### Written task
Scan each line of the records for the word "matplotlib" and extract the ones that have it.

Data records
------------------------

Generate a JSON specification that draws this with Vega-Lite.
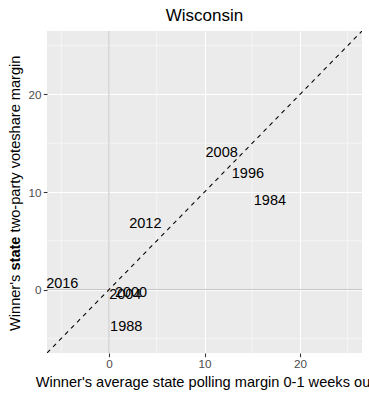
{
  "$schema": "https://vega.github.io/schema/vega-lite/v6.json",
  "width": 315,
  "height": 322,
  "autosize": {"type": "none"},
  "padding": {"left": 47, "top": 31, "right": 7, "bottom": 43},
  "background": "white",
  "title": {"text": "Wisconsin", "fontSize": 17, "fontWeight": "normal", "font": "Liberation Sans", "color": "black", "anchor": "middle", "offset": 6},
  "datasets": {
    "pts": [
      {"year": "2016", "poll": -4.9, "vote": 0.6},
      {"year": "2000", "poll": 2.3, "vote": -0.35},
      {"year": "2004", "poll": 1.7, "vote": -0.55},
      {"year": "1988", "poll": 1.8, "vote": -3.8},
      {"year": "2012", "poll": 3.8, "vote": 6.7},
      {"year": "2008", "poll": 11.8, "vote": 14.0},
      {"year": "1996", "poll": 14.55, "vote": 11.8},
      {"year": "1984", "poll": 16.85, "vote": 9.05}
    ],
    "minor": [{"v": -5}, {"v": 5}, {"v": 15}, {"v": 25}],
    "zero": [{"v": 0}],
    "diag": [{"poll": -6.5, "vote": -6.5}, {"poll": 26.5, "vote": 26.5}]
  },
  "config": {
    "view": {"fill": "#EBEBEB", "stroke": null},
    "font": "Liberation Sans",
    "axis": {
      "domain": false,
      "grid": true,
      "gridColor": "white",
      "gridWidth": 1.07,
      "tickColor": "#333333",
      "tickWidth": 1.07,
      "tickSize": 3.7,
      "labelColor": "#4D4D4D",
      "labelFontSize": 11.7,
      "labelPadding": 2.2,
      "labelFont": "Liberation Sans",
      "titleFont": "Liberation Sans",
      "titleFontSize": 14.6,
      "titleFontWeight": "normal",
      "titleColor": "black"
    }
  },
  "resolve": {"axis": {"y": "independent"}},
  "layer": [
    {
      "data": {"name": "minor"},
      "mark": {"type": "rule", "color": "white", "strokeWidth": 0.53},
      "encoding": {
        "x": {
          "field": "v", "type": "quantitative",
          "title": "Winner's average state polling margin 0-1 weeks out",
          "scale": {"domain": [-6.5, 26.5], "nice": false, "zero": false},
          "axis": {"values": [0, 10, 20], "titleX": 157.5, "titleAlign": "center", "titleY": 33, "titleBaseline": "alphabetic"}
        }
      }
    },
    {
      "data": {"name": "minor"},
      "mark": {"type": "rule", "color": "white", "strokeWidth": 0.53},
      "encoding": {
        "y": {
          "field": "v", "type": "quantitative",
          "title": "Winner's",
          "scale": {"domain": [-6.5, 26.5], "nice": false, "zero": false},
          "axis": {"orient": "left", "values": [0, 10, 20], "titleX": -28, "titleY": 299.5, "titleAlign": "left", "titleBaseline": "alphabetic", "titleAngle": 270}
        }
      }
    },
    {
      "data": {"name": "zero"},
      "mark": {"type": "rule", "color": "#BEBEBE", "strokeWidth": 0.9},
      "encoding": {
        "x": {"field": "v", "type": "quantitative", "title": "Winner's average state polling margin 0-1 weeks out"}
      }
    },
    {
      "data": {"name": "zero"},
      "mark": {"type": "rule", "color": "#BEBEBE", "strokeWidth": 0.9},
      "encoding": {
        "y": {
          "field": "v", "type": "quantitative",
          "title": "state",
          "axis": {"orient": "left", "labels": false, "ticks": false, "grid": false, "titleFontWeight": "bold", "titleX": -28, "titleY": 239.1, "titleAlign": "left", "titleBaseline": "alphabetic", "titleAngle": 270}
        }
      }
    },
    {
      "data": {"name": "diag"},
      "mark": {"type": "line", "color": "black", "strokeWidth": 1.07, "strokeDash": [4.3, 4.3], "clip": true},
      "encoding": {
        "x": {"field": "poll", "type": "quantitative", "title": "Winner's average state polling margin 0-1 weeks out"},
        "y": {
          "field": "vote", "type": "quantitative",
          "title": "two-party voteshare margin",
          "axis": {"orient": "left", "labels": false, "ticks": false, "grid": false, "titleX": -28, "titleY": 200.9, "titleAlign": "left", "titleBaseline": "alphabetic", "titleAngle": 270}
        }
      }
    },
    {
      "data": {"name": "pts"},
      "mark": {"type": "text", "fontSize": 14.5, "color": "black", "align": "center", "baseline": "middle", "font": "Liberation Sans"},
      "encoding": {
        "x": {"field": "poll", "type": "quantitative", "title": "Winner's average state polling margin 0-1 weeks out"},
        "y": {"field": "vote", "type": "quantitative", "axis": null},
        "text": {"field": "year", "type": "nominal"}
      }
    }
  ]
}
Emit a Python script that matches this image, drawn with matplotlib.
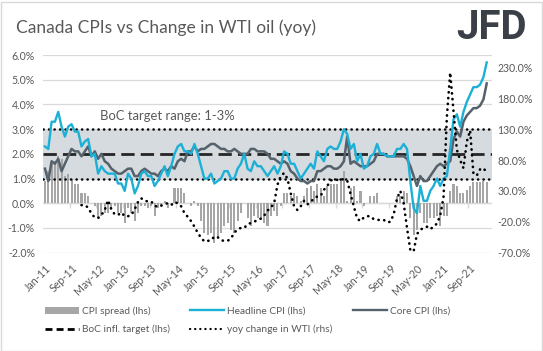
import numpy as np
import pandas as pd
import matplotlib
matplotlib.use('Agg')
import matplotlib.pyplot as plt
from matplotlib.patches import Patch, Rectangle
from matplotlib.lines import Line2D

# monthly data, Jan-11 .. Feb-22 (axis runs one empty month further)
months = pd.date_range('2011-01-01', periods=135, freq='MS')
month_labels = [d.strftime('%b-%y') for d in months]

headline = [
    2.3, 2.2, 3.3, 3.3, 3.7, 3.1, 2.7, 3.1, 3.2, 2.9, 2.9, 2.3,
    2.5, 2.6, 1.9, 2.0, 1.2, 1.5, 1.3, 1.2, 1.2, 1.2, 0.8, 0.8,
    0.5, 1.2, 1.0, 0.4, 0.7, 1.2, 1.3, 1.1, 1.1, 0.7, 0.9, 1.2,
    1.5, 1.1, 1.5, 2.0, 2.3, 2.4, 2.1, 2.1, 2.0, 2.4, 2.0, 1.5,
    1.0, 1.0, 1.2, 0.8, 0.9, 1.0, 1.3, 1.3, 1.0, 1.0, 1.4, 1.6,
    2.0, 1.4, 1.3, 1.7, 1.5, 1.5, 1.3, 1.1, 1.3, 1.5, 1.2, 1.5,
    2.1, 2.0, 1.6, 1.6, 1.3, 1.0, 1.2, 1.4, 1.6, 1.4, 2.1, 1.9,
    1.7, 2.2, 2.3, 2.2, 2.2, 2.5, 3.0, 2.8, 2.2, 2.4, 1.7, 2.0,
    1.4, 1.5, 1.9, 2.0, 2.4, 2.0, 2.0, 1.9, 1.9, 1.9, 2.2, 2.2,
    2.4, 2.2, 0.9, -0.2, -0.4, 0.7, 0.1, 0.1, 0.5, 0.7, 1.0, 0.7,
    1.0, 1.1, 2.2, 3.4, 3.6, 3.1, 3.7, 4.1, 4.4, 4.7, 4.7, 4.8,
    5.1, 5.7,
]

core = [
    1.4, 0.9, 1.7, 1.6, 1.8, 1.3, 1.6, 1.9, 2.2, 2.1, 2.1, 1.9,
    2.1, 2.3, 1.9, 2.1, 1.8, 2.0, 1.7, 1.6, 1.4, 1.3, 1.2, 1.2,
    1.3, 1.4, 1.4, 1.1, 1.1, 1.3, 1.4, 1.3, 1.2, 1.2, 1.1, 1.3,
    1.4, 1.3, 1.5, 1.4, 1.7, 1.8, 1.7, 2.1, 2.1, 2.3, 2.1, 2.2,
    2.2, 2.3, 2.4, 2.4, 2.3, 2.2, 2.2, 2.1, 2.1, 2.2, 2.1, 2.0,
    2.0, 2.0, 2.2, 2.2, 2.1, 2.1, 2.1, 2.0, 1.8, 1.8, 1.7, 1.6,
    1.7, 1.6, 1.3, 1.2, 1.0, 0.9, 0.9, 0.8, 0.9, 0.9, 1.3, 1.3,
    1.4, 1.5, 1.5, 1.4, 1.4, 1.5, 1.7, 2.7, 1.6, 1.7, 1.6, 1.5,
    1.5, 1.5, 1.6, 1.7, 2.0, 2.0, 2.0, 1.9, 1.9, 1.9, 1.9, 1.9,
    1.9, 1.8, 1.5, 1.1, 0.7, 1.1, 0.9, 0.9, 1.1, 1.3, 1.5, 1.6,
    1.5, 1.6, 1.7, 2.6, 2.9, 2.7, 3.3, 3.55, 3.7, 3.85, 3.85, 3.95,
    4.2, 4.85,
]

spread = [
    0.9, 1.3, 1.6, 1.7, 1.9, 1.8, 1.1, 1.2, 1.0, 0.8, 0.8, 0.4,
    0.4, 0.3, 0.0, -0.1, -0.6, -0.5, -0.4, -0.4, -0.2, -0.1, -0.4, -0.4,
    -0.8, -0.2, -0.4, -0.7, -0.4, -0.1, -0.1, -0.2, -0.1, -0.5, -0.2, -0.1,
    0.1, -0.2, 0.0, 0.6, 0.6, 0.6, 0.4, 0.0, -0.1, 0.1, -0.1, -0.7,
    -1.2, -1.3, -1.2, -1.6, -1.4, -1.2, -0.9, -0.8, -1.1, -1.2, -0.7, -0.4,
    0.0, -0.6, -0.9, -0.5, -0.6, -0.6, -0.8, -0.9, -0.5, -0.3, -0.5, -0.1,
    0.4, 0.4, 0.3, 0.4, 0.3, 0.1, 0.3, 0.6, 0.7, 0.5, 0.8, 0.6,
    0.3, 0.7, 0.8, 0.8, 0.8, 1.0, 1.3, 0.1, 0.6, 0.7, 0.1, 0.5,
    -0.1, 0.0, 0.3, 0.3, 0.4, 0.0, 0.0, 0.0, 0.0, 0.0, 0.3, 0.3,
    0.5, 0.4, -0.6, -1.3, -1.1, -0.4, -0.8, -0.8, -0.6, -0.6, -0.5, -0.9,
    -0.5, -0.5, 0.5, 0.8, 0.7, 0.4, 0.4, 0.55, 0.7, 0.85, 0.85, 0.85,
    0.9, 0.85,
]

# yoy change in WTI (rhs), series starts Dec-11
wti = [np.nan] * 11 + [
    7,
    7, 3, -7, -13, -14, -9, -1, 15, 0, -8, -9, -5,
    -11, -11, -9, 0, 12, 18, 14, 13, 13, 6, 4, 6,
    9, 10, 7, 12, 10, 5, -6, -12, -19, -28, -38, -46,
    -52, -51, -50, -44, -45, -50, -51, -51, -47, -38, -32, -30,
    -30, -24, -22, -20, -17, -15, -10, -2, 3, 10, 40, 54,
    59, 50, 26, 5, -1, 5, 14, 8, 12, 18, 21, 22,
    32, 38, 47, 48, 48, 50, 48, 47, 25, 5, -15, -19,
    -13, -11, -11, -16, -17, -17, -17, -21, -20, -8, 18, 30,
    10, -30, -66, -68, -40, -33, -30, -28, -32, -28, -23, -10,
    20, 150, 222, 160, 97, 80, 67, 110, 128, 58, 55, 65,
    67, 60,
]

target_low, target_mid, target_high = 1, 2, 3
left_ticks = [-2, -1, 0, 1, 2, 3, 4, 5, 6]
right_ticks = [-70, -20, 30, 80, 130, 180, 230]

txt = '#595959'
c_head = '#1cb0d6'
c_core = '#55616b'
c_bar = '#a6a6a6'
c_band = '#d5dbde'
grid_c = '#d9d9d9'
font = 'Lato'

x = np.arange(len(headline))

fig = plt.figure(figsize=(5.43, 3.51), dpi=100)
ax = fig.add_axes([43.3 / 543, 98.3 / 351, 448.4 / 543, 197.7 / 351])

ax.axhspan(target_low, target_high, color=c_band, zorder=0.6, lw=0)
ax.bar(x, spread, width=0.62, color=c_bar, zorder=2)
dot = (0, (0.1, 2.1))
ax.axhline(target_low, color='black', lw=1.8, ls=dot, dash_capstyle='round', zorder=3)
ax.axhline(target_high, color='black', lw=1.8, ls=dot, dash_capstyle='round', zorder=3)
ax.axhline(target_mid, color='#262626', lw=2.0, ls=(0, (4.8, 2.2)), zorder=3)
ax.axhline(0, color=grid_c, lw=1.0, zorder=1)
ax.vlines(np.arange(8, 135, 8) - 0.5, -0.2, 0, color=grid_c, lw=1.0, zorder=1)
ax.plot(x, core, color=c_core, lw=1.8, zorder=4, solid_joinstyle='round')
ax.plot(x, headline, color=c_head, lw=1.7, zorder=5, solid_joinstyle='round')

ax.set_xlim(-0.5, len(months) - 0.5)
ax.set_ylim(-2, 6)
ax.set_yticks(left_ticks)
ax.set_yticklabels(['{:.1f}%'.format(v) for v in left_ticks], fontsize=7.6,
                   color=txt, family=font)
ax.yaxis.grid(True, color=grid_c, lw=0.9)
ax.set_axisbelow(True)
tick_pos = np.arange(0, 134, 8)
ax.set_xticks(tick_pos)
ax.set_xticklabels([month_labels[i] for i in tick_pos], rotation=45, ha='right',
                   rotation_mode='anchor', fontsize=7.7, color=txt, family=font)
ax.tick_params(axis='both', length=0)
ax.tick_params(axis='y', pad=6)
ax.tick_params(axis='x', pad=7)
for s in ax.spines.values():
    s.set_visible(False)

ax.text(16.5, 3.55, 'BoC target range: 1-3%', fontsize=9.4, color=txt, family=font,
        va='center', zorder=6)

ax2 = ax.twinx()
ax2.plot(x, wti, color='black', lw=1.9, ls=dot, dash_capstyle='round', zorder=6)
ax2.set_ylim(-70.2, 250.5)
ax2.set_yticks(right_ticks)
ax2.set_yticklabels(['{:.1f}%'.format(v) for v in right_ticks], fontsize=7.6,
                    color=txt, family=font)
ax2.tick_params(axis='y', length=0, pad=4)
for s in ax2.spines.values():
    s.set_visible(False)

fig.text(16 / 543, 1 - 28 / 351, 'Canada CPIs vs Change in WTI oil (yoy)', fontsize=12.5,
         color=txt, family=font, va='center')
fig.text(492 / 543, 1 - 28 / 351, 'JFD', fontsize=29, fontweight='bold', color='#3b4048',
         family='Roboto', ha='center', va='center')

handles = [
    Patch(facecolor=c_bar, edgecolor='none'),
    Line2D([], [], color='black', lw=2.0, ls=(0, (2.5, 1.5))),
    Line2D([], [], color=c_head, lw=1.7),
    Line2D([], [], color='black', lw=1.6, ls=(0, (0.1, 2.2)), dash_capstyle='round'),
    Line2D([], [], color=c_core, lw=1.7),
]
labels = ['CPI spread (lhs)', 'BoC infl. target (lhs)', 'Headline CPI (lhs)',
          'yoy change in WTI (rhs)', 'Core CPI (lhs)']
leg = fig.legend(handles, labels, ncol=3, loc='upper left',
                 bbox_to_anchor=(36 / 543, 1 - 297 / 351), frameon=False,
                 prop={'family': font, 'size': 7.3}, handlelength=3.3,
                 handletextpad=0.35, columnspacing=2.0, labelspacing=0.9)
for t in leg.get_texts():
    t.set_color(txt)

fig.patches.append(Rectangle((0.5 / 543, 0.5 / 351), 541.5 / 543, 349 / 351,
                             transform=fig.transFigure, fill=False,
                             edgecolor=grid_c, lw=1.0))

fig.savefig('out.png', dpi=100)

------------------------

### Reply to the task
Emit a Python script that matches this image, drawn with matplotlib.
import matplotlib
matplotlib.use('Agg')
import matplotlib.pyplot as plt
from matplotlib.patches import Patch, Rectangle
from matplotlib.lines import Line2D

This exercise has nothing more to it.